While January rents were lower than in the same month of 2024 and 2023, they are $257 (16.1 percent) higher than in January 2020.
“Rents remain significantly higher than they were before the COVID-19 pandemic for units of all sizes, but studio rents have grown the least over the past five years despite being flat over the past year,” the report said.
The number of new apartments entering the market is now waning. While demand remains strong, it isn’t as high as during the pandemic.
Renting Versus Buying
The Realtor report found that it was less expensive to rent a median 0–2 bedroom unit than to buy a median home on a monthly cost basis in 48 out of the 50 tracked metros in January.The two markets that bucked the trend, Pittsburgh and Detroit, are places with the lowest median home sales listing price out of the 50 metros. Median homes in Pittsburgh had a listing price of $229,700, with Detroit at $239,950.
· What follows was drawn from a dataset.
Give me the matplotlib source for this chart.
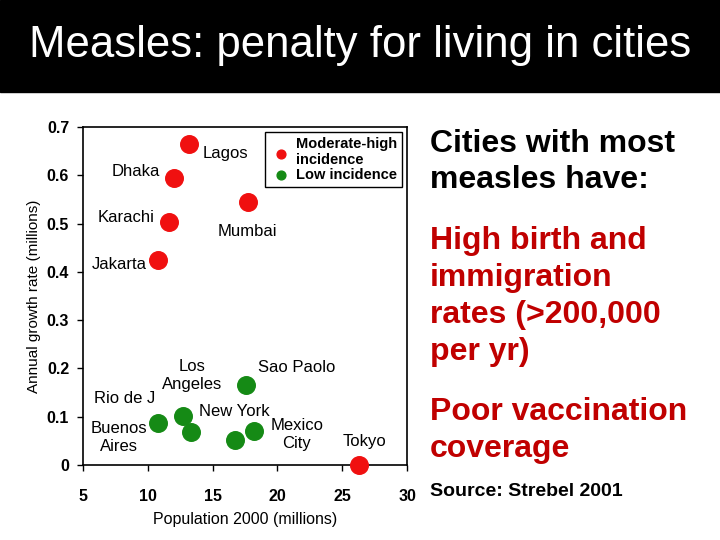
import numpy as np
import matplotlib
matplotlib.use("Agg")
import matplotlib.pyplot as plt
from matplotlib.patches import Rectangle

plt.rcParams['font.family'] = ['Liberation Sans', 'DejaVu Sans']

# Population 2000 (millions) vs annual growth rate (millions)
high_cities = ["Lagos", "Dhaka", "Karachi", "Jakarta", "Mumbai", "Tokyo"]
high_pop = [13.2, 12.0, 11.6, 10.8, 17.7, 26.3]
high_growth = [0.665, 0.594, 0.504, 0.424, 0.545, 0.0]

low_cities = ["Sao Paolo", "Buenos Aires", "Los Angeles", "New York", "Rio de J", "Mexico City"]
low_pop = [17.6, 10.8, 12.7, 13.3, 16.7, 18.2]
low_growth = [0.166, 0.087, 0.101, 0.068, 0.052, 0.071]

# label text and where it sits (data coords)
labels = ["Lagos", "Dhaka", "Karachi", "Jakarta", "Mumbai", "Tokyo",
          "Los\nAngeles", "Sao Paolo", "Rio de J", "New York", "Buenos\nAires", "Mexico\nCity"]
label_x = [16.0, 9.1, 8.3, 7.8, 17.7, 26.7, 13.4, 21.5, 8.2, 16.7, 7.8, 21.5]
label_y = [0.646, 0.608, 0.513, 0.415, 0.484, 0.049, 0.186, 0.201, 0.137, 0.111, 0.057, 0.064]

xticks = [5, 10, 15, 20, 25, 30]
yticks = [0, 0.1, 0.2, 0.3, 0.4, 0.5, 0.6, 0.7]

red = "#f01010"
green = "#158a15"
darkred = "#c00000"

fig = plt.figure(figsize=(7.2, 5.4), dpi=100)
fig.patches.append(Rectangle((0, 0.8296), 1, 0.1704, transform=fig.transFigure,
                             color="black", zorder=0))
fig.text(0.5, 0.915, "Measles: penalty for living in cities", color="white",
         ha="center", va="center", fontsize=31.5)

ax = fig.add_axes([0.1153, 0.1389, 0.45, 0.626])
ax.scatter(high_pop, high_growth, s=160, color=red, zorder=3,
           label="Moderate-high\nincidence", clip_on=False)
ax.scatter(low_pop, low_growth, s=160, color=green, zorder=3,
           label="Low incidence", clip_on=False)

for t, x, y in zip(labels, label_x, label_y):
    ax.text(x, y, t, ha="center", va="center", fontsize=12, linespacing=1.25)

ax.set_xlim(5, 30)
ax.set_ylim(0, 0.7)
ax.set_xticks(xticks)
ax.set_yticks(yticks)
ax.set_yticklabels(["0", "0.1", "0.2", "0.3", "0.4", "0.5", "0.6", "0.7"])
ax.tick_params(direction="out", length=4, width=1, labelsize=11.5)
ax.tick_params(axis="x", pad=13)
ax.tick_params(axis="y", pad=6)
for lab in ax.get_xticklabels() + ax.get_yticklabels():
    lab.set_fontweight("bold")
for sp in ax.spines.values():
    sp.set_linewidth(1.2)
ax.set_xlabel("Population 2000 (millions)", fontsize=11.5, labelpad=6)
ax.set_ylabel("Annual growth rate (millions)", fontsize=11, labelpad=4)

leg = ax.legend(loc="upper right", bbox_to_anchor=(0.985, 0.985), fancybox=False,
                edgecolor="black", framealpha=1, markerscale=0.5,
                handletextpad=0.2, borderpad=0.35, labelspacing=0.05,
                borderaxespad=0, prop={"weight": "bold", "size": 10.5},
                handlelength=1.6)
leg.get_frame().set_linewidth(1)

fig.text(0.597, 0.70, "Cities with most\nmeasles have:", fontsize=23,
         fontweight="bold", va="center", ha="left", linespacing=1.28)
fig.text(0.597, 0.451, "High birth and\nimmigration\nrates (>200,000\nper yr)",
         fontsize=23, fontweight="bold", color=darkred, va="center", ha="left",
         linespacing=1.3)
fig.text(0.597, 0.202, "Poor vaccination\ncoverage", fontsize=23,
         fontweight="bold", color=darkred, va="center", ha="left", linespacing=1.3)
fig.text(0.597, 0.089, "Source: Strebel 2001", fontsize=14,
         fontweight="bold", va="center", ha="left")

fig.savefig("out.png", dpi=100)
Realtor attributed the shift of the housing market toward a “more renter-friendly direction” partly to persistently high mortgage rates.
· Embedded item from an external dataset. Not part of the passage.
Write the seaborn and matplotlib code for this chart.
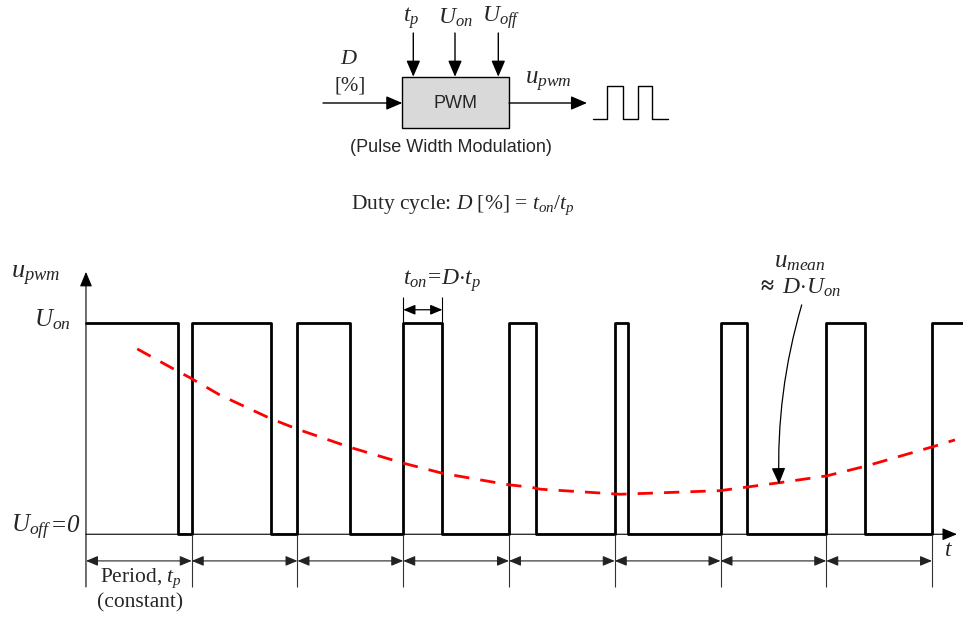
import matplotlib
matplotlib.use('Agg')
import matplotlib.pyplot as plt
import seaborn as sns
from matplotlib.patches import Rectangle

sns.set_theme(style='white')
plt.rcParams['font.family'] = ['Liberation Serif', 'DejaVu Serif']
plt.rcParams['mathtext.fontset'] = 'custom'
plt.rcParams['mathtext.rm'] = 'Liberation Serif'
plt.rcParams['mathtext.it'] = 'Liberation Serif:italic'
plt.rcParams['mathtext.bf'] = 'Liberation Serif:bold'

# duty cycle of each period (fraction of t_p)
duty = [0.87, 0.75, 0.50, 0.37, 0.255, 0.13, 0.25, 0.37]
t_end = 8.29          # last pulse runs off the right edge

# mean value (red dashed curve)
mean_t = [0.485, 0.858, 0.983, 1.267, 1.740, 1.992, 2.496, 3.000, 3.373,
          3.993, 4.215, 4.293, 5.050, 5.995, 6.563, 7.004, 7.382, 8.009, 8.217]
mean_v = [0.876, 0.773, 0.740, 0.658, 0.548, 0.498, 0.411, 0.336, 0.288,
          0.234, 0.222, 0.213, 0.189, 0.206, 0.244, 0.276, 0.323, 0.414, 0.446]

# small square wave in the block diagram (pixel coords)
icon_x = [593, 607, 607, 623, 623, 638, 638, 652, 652, 668]
icon_y = [119, 119, 86, 86, 119, 119, 86, 86, 119, 119]

# build the pwm waveform from the duty cycles
ts, vs = [], []
for k, d in enumerate(duty):
    ts += [k, k + d, k + d, k + 1]
    vs += [1, 1, 0, 0]
ts += [len(duty), t_end]
vs += [1, 1]

fig = plt.figure(figsize=(9.63, 6.21), dpi=100)

# waveform axes: x in periods, y in units of U_on
ax = fig.add_axes([0, 0, 1, 1])
ax.set_xlim(-0.813, 8.293)
ax.set_ylim(-0.410, 2.525)
ax.axis('off')

# overlay axes in pixel coordinates for the block diagram and labels
ax2 = fig.add_axes([0, 0, 1, 1])
ax2.set_xlim(0, 963)
ax2.set_ylim(621, 0)
ax2.axis('off')
ax2.patch.set_alpha(0)

sns.lineplot(x=ts, y=vs, sort=False, estimator=None, color='black', lw=2, ax=ax)
sns.lineplot(x=mean_t, y=mean_v, sort=False, estimator=None, color='#ff0000',
             lw=2, ax=ax).lines[-1].set_dashes((5.5, 4))

head = '-|>,head_length=0.6,head_width=0.25'
# axes
ax.annotate('', xy=(0, 1.240), xytext=(0, -0.249),
            arrowprops=dict(arrowstyle=head, color='black', lw=0.8,
                            mutation_scale=15, shrinkA=0, shrinkB=0))
ax.annotate('', xy=(8.236, 0), xytext=(0, 0),
            arrowprops=dict(arrowstyle=head, color='black', lw=0.8,
                            mutation_scale=15, shrinkA=0, shrinkB=0))

# period dimension arrows
n = len(duty)
ax.vlines(range(1, n + 1), -0.249, 0, color='#333333', lw=0.8)
for k in range(n):
    ax.annotate('', xy=(k + 1, -0.126), xytext=(k, -0.126),
                arrowprops=dict(arrowstyle='<|-|>,head_length=0.6,head_width=0.25',
                                color='#222222', lw=0.8, mutation_scale=12,
                                shrinkA=0, shrinkB=0))

# t_on dimension
ax.vlines([3, 3 + duty[3]], 1, 1.123, color='black', lw=0.8)
ax.annotate('', xy=(3 + duty[3], 1.061), xytext=(3, 1.061),
            arrowprops=dict(arrowstyle='<|-|>,head_length=0.6,head_width=0.25',
                            color='black', lw=0.9, mutation_scale=12,
                            shrinkA=0, shrinkB=0))

# u_mean pointer
ax.annotate('', xy=(6.553, 0.238), xytext=(6.768, 1.084),
            arrowprops=dict(arrowstyle='-|>,head_length=0.7,head_width=0.3',
                            color='black', lw=0.9, mutation_scale=14,
                            shrinkA=0, shrinkB=0,
                            connectionstyle='arc3,rad=0.08'))

# labels of the waveform
ax2.text(36, 276, r'$u_{pwm}$', fontsize=19, ha='center', va='center')
ax2.text(52, 320, r'$U_{on}$', fontsize=18, ha='center', va='center')

# U_off=0 with an italic zero, pieces put side by side on one baseline
rend = fig.canvas.get_renderer()
x_cur = 11
for s, st in [(r'$U_{off}$', 'normal'), ('=', 'normal'), ('0', 'italic')]:
    t = ax2.text(x_cur, 532, s, fontsize=18, style=st, ha='left', va='baseline')
    bb = t.get_window_extent(rend).transformed(ax2.transData.inverted())
    x_cur = bb.x1

ax2.text(949, 550, r'$t$', fontsize=17, ha='center', va='center')
ax2.text(442, 281, r'$t_{on}\!=\!D{\cdot}t_p$', fontsize=17, ha='center', va='center')
ax2.text(800, 262, r'$u_{mean}$', fontsize=18, ha='center', va='center')
ax2.text(799, 288, r'$\mathbf{\approx}\ D{\cdot}U_{on}$', fontsize=17,
         ha='center', va='center')
ax2.text(141, 578, r'Period, $t_p$', fontsize=15.5, ha='center', va='center')
ax2.text(140, 603, '(constant)', fontsize=15.5, ha='center', va='center')

# duty cycle formula
ax2.text(463, 205, r'Duty cycle: $D$ [%] = $t_{on}$/$t_p$', fontsize=15.5,
         ha='center', va='center')

# block diagram
ax2.add_patch(Rectangle((402.3, 76.7), 106.7, 51.6, facecolor='#d9d9d9',
                        edgecolor='black', lw=1))
ax2.text(455.7, 103, 'PWM', fontsize=13, family='Liberation Sans',
         ha='center', va='center')
ax2.text(451, 148, '(Pulse Width Modulation)', fontsize=13,
         family='Liberation Sans', ha='center', va='center')

bhead = '-|>,head_length=0.7,head_width=0.3'
for x0, y0, x1, y1 in [(323, 103, 402.3, 103), (509, 103, 587, 103),
                       (413.3, 33, 413.3, 76.7), (455, 33, 455, 76.7),
                       (498.3, 33, 498.3, 76.7)]:
    ax2.annotate('', xy=(x1, y1), xytext=(x0, y0),
                 arrowprops=dict(arrowstyle=bhead, color='black', lw=1,
                                 mutation_scale=14, shrinkA=0, shrinkB=0))

ax2.plot(icon_x, icon_y, color='black', lw=1)

ax2.text(411, 18, r'$t_p$', fontsize=17, ha='center', va='center')
ax2.text(455, 18, r'$U_{on}$', fontsize=17, ha='center', va='center')
ax2.text(501, 18, r'$U_{off}$', fontsize=17, ha='center', va='center')
ax2.text(349, 59, r'$D$', fontsize=16, ha='center', va='center')
ax2.text(350, 86, '[%]', fontsize=15, ha='center', va='center')
ax2.text(548, 82, r'$u_{pwm}$', fontsize=18, ha='center', va='center')

fig.savefig('out.png', dpi=100)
“The difference between mortgage payments and rental costs poses a substantial challenge for individuals and families trying to transition from renting to homeownership,” Matt Vance, a senior economist at real estate company CBRE, said in a statement. “Many are finding that renting not only offers financial advantages, but also provides the flexibility and lifestyle benefits they value, allowing them to adapt to changing circumstances and priorities.”
The median U.S. home sale price is at $419,000, with 19 months of year-over-year gains. Mortgage rates are at around 7 percent, and the Fed didn’t cut interest rates last month due to concerns over inflation.
“Waiting for rates to fall leaves you at risk of increased competition among buyers and subsequent price hikes from sellers,” Redfin said. “Rates are lower than they were a year ago and sales are still sluggish but improving, so now may be the time to act. Rates will likely remain steady for the foreseeable future, but buyers are getting restless, helping the market gain momentum. The longer you wait, the more competition you’ll see.”